Task instructions> Repeat every line exactly, keeping the pictures out of the copy.

Data block>
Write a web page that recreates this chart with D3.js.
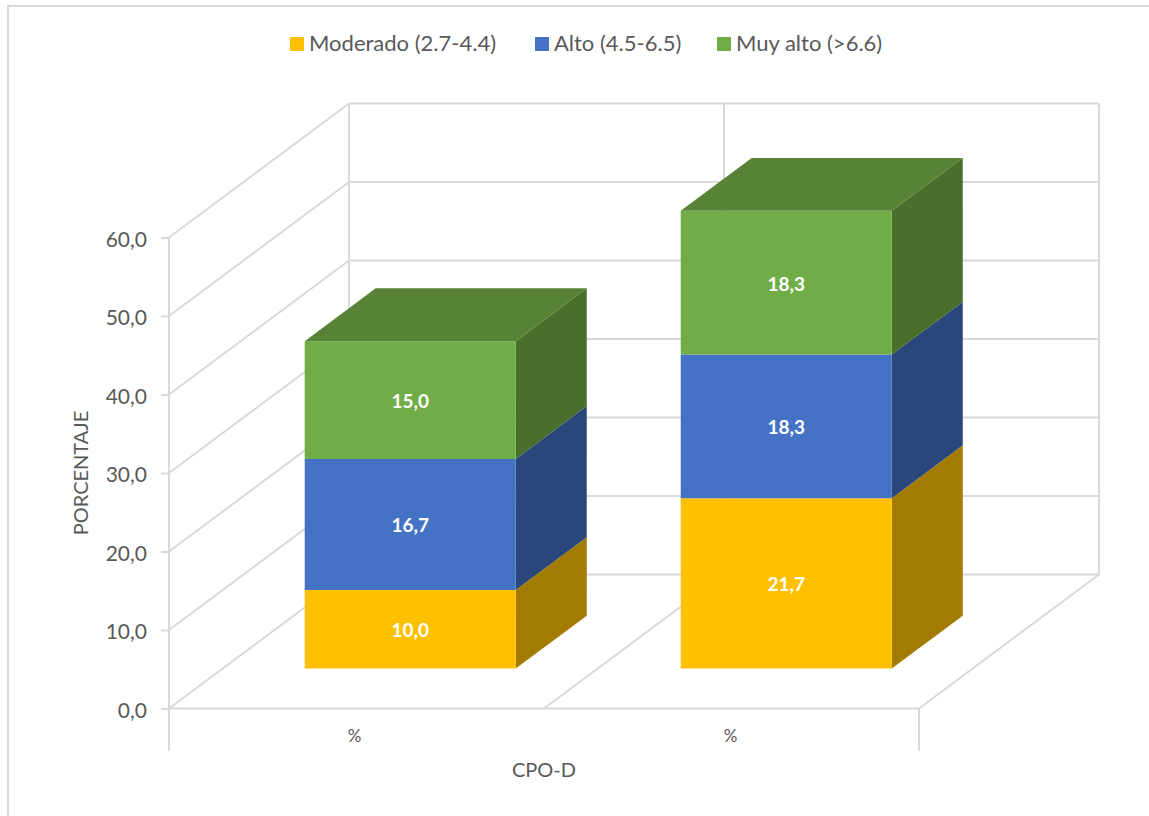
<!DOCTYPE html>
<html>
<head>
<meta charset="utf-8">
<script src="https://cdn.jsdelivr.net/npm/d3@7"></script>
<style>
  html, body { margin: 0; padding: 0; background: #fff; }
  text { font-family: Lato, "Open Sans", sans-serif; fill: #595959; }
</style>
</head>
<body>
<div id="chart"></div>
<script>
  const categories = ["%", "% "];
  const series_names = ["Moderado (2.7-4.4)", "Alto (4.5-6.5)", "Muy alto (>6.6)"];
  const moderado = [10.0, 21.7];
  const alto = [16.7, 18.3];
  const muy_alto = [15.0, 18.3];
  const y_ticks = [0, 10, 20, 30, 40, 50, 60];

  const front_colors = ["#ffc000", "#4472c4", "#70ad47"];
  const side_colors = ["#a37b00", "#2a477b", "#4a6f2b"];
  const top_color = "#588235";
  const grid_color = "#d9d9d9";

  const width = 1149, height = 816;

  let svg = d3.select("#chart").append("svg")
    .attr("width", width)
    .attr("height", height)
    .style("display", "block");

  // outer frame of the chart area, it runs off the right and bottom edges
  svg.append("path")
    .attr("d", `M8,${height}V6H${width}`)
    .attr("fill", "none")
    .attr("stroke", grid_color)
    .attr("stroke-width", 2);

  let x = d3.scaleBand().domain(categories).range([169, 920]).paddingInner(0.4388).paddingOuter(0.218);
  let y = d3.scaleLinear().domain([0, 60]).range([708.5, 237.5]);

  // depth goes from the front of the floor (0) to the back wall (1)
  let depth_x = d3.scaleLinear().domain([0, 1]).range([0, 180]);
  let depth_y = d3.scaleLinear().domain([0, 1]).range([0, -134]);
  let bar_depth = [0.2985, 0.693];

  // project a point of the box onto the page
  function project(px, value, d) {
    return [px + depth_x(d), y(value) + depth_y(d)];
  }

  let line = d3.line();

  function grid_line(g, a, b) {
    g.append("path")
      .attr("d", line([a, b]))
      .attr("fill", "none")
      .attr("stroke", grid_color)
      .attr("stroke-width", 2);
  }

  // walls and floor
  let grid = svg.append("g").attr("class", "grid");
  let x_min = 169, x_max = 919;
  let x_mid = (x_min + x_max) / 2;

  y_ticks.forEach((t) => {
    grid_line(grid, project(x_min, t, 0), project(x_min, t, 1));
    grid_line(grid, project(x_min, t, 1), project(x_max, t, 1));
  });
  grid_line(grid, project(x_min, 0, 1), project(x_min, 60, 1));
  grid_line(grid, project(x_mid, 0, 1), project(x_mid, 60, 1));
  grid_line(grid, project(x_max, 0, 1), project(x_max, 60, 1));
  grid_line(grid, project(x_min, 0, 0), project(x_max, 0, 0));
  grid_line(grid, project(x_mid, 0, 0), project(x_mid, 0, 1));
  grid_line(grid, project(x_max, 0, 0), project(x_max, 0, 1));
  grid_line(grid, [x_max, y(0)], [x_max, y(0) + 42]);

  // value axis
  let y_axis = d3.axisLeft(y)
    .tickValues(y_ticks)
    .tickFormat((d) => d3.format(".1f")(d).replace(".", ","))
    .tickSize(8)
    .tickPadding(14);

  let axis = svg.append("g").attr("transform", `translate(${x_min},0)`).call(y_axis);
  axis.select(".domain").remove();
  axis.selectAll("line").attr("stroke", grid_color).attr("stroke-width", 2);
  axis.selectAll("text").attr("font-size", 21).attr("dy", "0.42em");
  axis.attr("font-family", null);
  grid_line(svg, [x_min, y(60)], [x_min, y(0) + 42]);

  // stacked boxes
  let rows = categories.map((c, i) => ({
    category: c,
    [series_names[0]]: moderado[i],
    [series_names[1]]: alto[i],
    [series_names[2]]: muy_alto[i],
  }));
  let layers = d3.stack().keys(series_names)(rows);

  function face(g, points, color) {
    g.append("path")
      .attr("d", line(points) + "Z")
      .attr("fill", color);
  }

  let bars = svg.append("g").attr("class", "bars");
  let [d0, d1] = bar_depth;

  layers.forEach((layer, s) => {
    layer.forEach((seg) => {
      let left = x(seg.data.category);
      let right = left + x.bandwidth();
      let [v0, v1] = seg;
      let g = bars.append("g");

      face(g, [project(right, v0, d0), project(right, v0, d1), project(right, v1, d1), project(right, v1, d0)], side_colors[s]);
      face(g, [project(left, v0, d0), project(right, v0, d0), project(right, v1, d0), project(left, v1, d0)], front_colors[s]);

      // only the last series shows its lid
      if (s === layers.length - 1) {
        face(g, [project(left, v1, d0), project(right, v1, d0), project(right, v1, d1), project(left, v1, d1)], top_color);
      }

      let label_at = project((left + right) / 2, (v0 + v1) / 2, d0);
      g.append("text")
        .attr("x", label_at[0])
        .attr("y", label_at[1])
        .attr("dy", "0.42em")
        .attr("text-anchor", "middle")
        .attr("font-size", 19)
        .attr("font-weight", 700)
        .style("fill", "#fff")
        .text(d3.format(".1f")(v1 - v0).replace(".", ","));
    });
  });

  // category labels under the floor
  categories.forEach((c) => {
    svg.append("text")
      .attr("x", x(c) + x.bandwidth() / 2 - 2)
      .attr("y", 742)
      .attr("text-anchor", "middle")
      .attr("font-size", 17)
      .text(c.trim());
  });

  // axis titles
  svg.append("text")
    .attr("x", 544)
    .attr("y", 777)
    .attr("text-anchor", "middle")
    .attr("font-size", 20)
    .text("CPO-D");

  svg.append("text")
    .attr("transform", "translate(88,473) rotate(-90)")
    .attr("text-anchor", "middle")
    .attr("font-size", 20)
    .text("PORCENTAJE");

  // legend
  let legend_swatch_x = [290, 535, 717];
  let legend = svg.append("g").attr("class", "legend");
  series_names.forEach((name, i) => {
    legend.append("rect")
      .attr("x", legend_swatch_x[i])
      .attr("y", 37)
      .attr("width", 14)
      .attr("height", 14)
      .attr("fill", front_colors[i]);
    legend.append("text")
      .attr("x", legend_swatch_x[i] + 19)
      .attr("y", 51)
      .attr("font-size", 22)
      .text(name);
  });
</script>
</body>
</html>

Task solution>
Write a web page that recreates this chart with D3.js.
<!DOCTYPE html>
<html>
<head>
<meta charset="utf-8">
<script src="https://cdn.jsdelivr.net/npm/d3@7"></script>
<style>
  html, body { margin: 0; padding: 0; background: #fff; }
  text { font-family: Lato, "Open Sans", sans-serif; fill: #595959; }
</style>
</head>
<body>
<div id="chart"></div>
<script>
  const categories = ["%", "% "];
  const series_names = ["Moderado (2.7-4.4)", "Alto (4.5-6.5)", "Muy alto (>6.6)"];
  const moderado = [10.0, 21.7];
  const alto = [16.7, 18.3];
  const muy_alto = [15.0, 18.3];
  const y_ticks = [0, 10, 20, 30, 40, 50, 60];

  const front_colors = ["#ffc000", "#4472c4", "#70ad47"];
  const side_colors = ["#a37b00", "#2a477b", "#4a6f2b"];
  const top_color = "#588235";
  const grid_color = "#d9d9d9";

  const width = 1149, height = 816;

  let svg = d3.select("#chart").append("svg")
    .attr("width", width)
    .attr("height", height)
    .style("display", "block");

  // outer frame of the chart area, it runs off the right and bottom edges
  svg.append("path")
    .attr("d", `M8,${height}V6H${width}`)
    .attr("fill", "none")
    .attr("stroke", grid_color)
    .attr("stroke-width", 2);

  let x = d3.scaleBand().domain(categories).range([169, 920]).paddingInner(0.4388).paddingOuter(0.218);
  let y = d3.scaleLinear().domain([0, 60]).range([708.5, 237.5]);

  // depth goes from the front of the floor (0) to the back wall (1)
  let depth_x = d3.scaleLinear().domain([0, 1]).range([0, 180]);
  let depth_y = d3.scaleLinear().domain([0, 1]).range([0, -134]);
  let bar_depth = [0.2985, 0.693];

  // project a point of the box onto the page
  function project(px, value, d) {
    return [px + depth_x(d), y(value) + depth_y(d)];
  }

  let line = d3.line();

  function grid_line(g, a, b) {
    g.append("path")
      .attr("d", line([a, b]))
      .attr("fill", "none")
      .attr("stroke", grid_color)
      .attr("stroke-width", 2);
  }

  // walls and floor
  let grid = svg.append("g").attr("class", "grid");
  let x_min = 169, x_max = 919;
  let x_mid = (x_min + x_max) / 2;

  y_ticks.forEach((t) => {
    grid_line(grid, project(x_min, t, 0), project(x_min, t, 1));
    grid_line(grid, project(x_min, t, 1), project(x_max, t, 1));
  });
  grid_line(grid, project(x_min, 0, 1), project(x_min, 60, 1));
  grid_line(grid, project(x_mid, 0, 1), project(x_mid, 60, 1));
  grid_line(grid, project(x_max, 0, 1), project(x_max, 60, 1));
  grid_line(grid, project(x_min, 0, 0), project(x_max, 0, 0));
  grid_line(grid, project(x_mid, 0, 0), project(x_mid, 0, 1));
  grid_line(grid, project(x_max, 0, 0), project(x_max, 0, 1));
  grid_line(grid, [x_max, y(0)], [x_max, y(0) + 42]);

  // value axis
  let y_axis = d3.axisLeft(y)
    .tickValues(y_ticks)
    .tickFormat((d) => d3.format(".1f")(d).replace(".", ","))
    .tickSize(8)
    .tickPadding(14);

  let axis = svg.append("g").attr("transform", `translate(${x_min},0)`).call(y_axis);
  axis.select(".domain").remove();
  axis.selectAll("line").attr("stroke", grid_color).attr("stroke-width", 2);
  axis.selectAll("text").attr("font-size", 21).attr("dy", "0.42em");
  axis.attr("font-family", null);
  grid_line(svg, [x_min, y(60)], [x_min, y(0) + 42]);

  // stacked boxes
  let rows = categories.map((c, i) => ({
    category: c,
    [series_names[0]]: moderado[i],
    [series_names[1]]: alto[i],
    [series_names[2]]: muy_alto[i],
  }));
  let layers = d3.stack().keys(series_names)(rows);

  function face(g, points, color) {
    g.append("path")
      .attr("d", line(points) + "Z")
      .attr("fill", color);
  }

  let bars = svg.append("g").attr("class", "bars");
  let [d0, d1] = bar_depth;

  layers.forEach((layer, s) => {
    layer.forEach((seg) => {
      let left = x(seg.data.category);
      let right = left + x.bandwidth();
      let [v0, v1] = seg;
      let g = bars.append("g");

      face(g, [project(right, v0, d0), project(right, v0, d1), project(right, v1, d1), project(right, v1, d0)], side_colors[s]);
      face(g, [project(left, v0, d0), project(right, v0, d0), project(right, v1, d0), project(left, v1, d0)], front_colors[s]);

      // only the last series shows its lid
      if (s === layers.length - 1) {
        face(g, [project(left, v1, d0), project(right, v1, d0), project(right, v1, d1), project(left, v1, d1)], top_color);
      }

      let label_at = project((left + right) / 2, (v0 + v1) / 2, d0);
      g.append("text")
        .attr("x", label_at[0])
        .attr("y", label_at[1])
        .attr("dy", "0.42em")
        .attr("text-anchor", "middle")
        .attr("font-size", 19)
        .attr("font-weight", 700)
        .style("fill", "#fff")
        .text(d3.format(".1f")(v1 - v0).replace(".", ","));
    });
  });

  // category labels under the floor
  categories.forEach((c) => {
    svg.append("text")
      .attr("x", x(c) + x.bandwidth() / 2 - 2)
      .attr("y", 742)
      .attr("text-anchor", "middle")
      .attr("font-size", 17)
      .text(c.trim());
  });

  // axis titles
  svg.append("text")
    .attr("x", 544)
    .attr("y", 777)
    .attr("text-anchor", "middle")
    .attr("font-size", 20)
    .text("CPO-D");

  svg.append("text")
    .attr("transform", "translate(88,473) rotate(-90)")
    .attr("text-anchor", "middle")
    .attr("font-size", 20)
    .text("PORCENTAJE");

  // legend
  let legend_swatch_x = [290, 535, 717];
  let legend = svg.append("g").attr("class", "legend");
  series_names.forEach((name, i) => {
    legend.append("rect")
      .attr("x", legend_swatch_x[i])
      .attr("y", 37)
      .attr("width", 14)
      .attr("height", 14)
      .attr("fill", front_colors[i]);
    legend.append("text")
      .attr("x", legend_swatch_x[i] + 19)
      .attr("y", 51)
      .attr("font-size", 22)
      .text(name);
  });
</script>
</body>
</html>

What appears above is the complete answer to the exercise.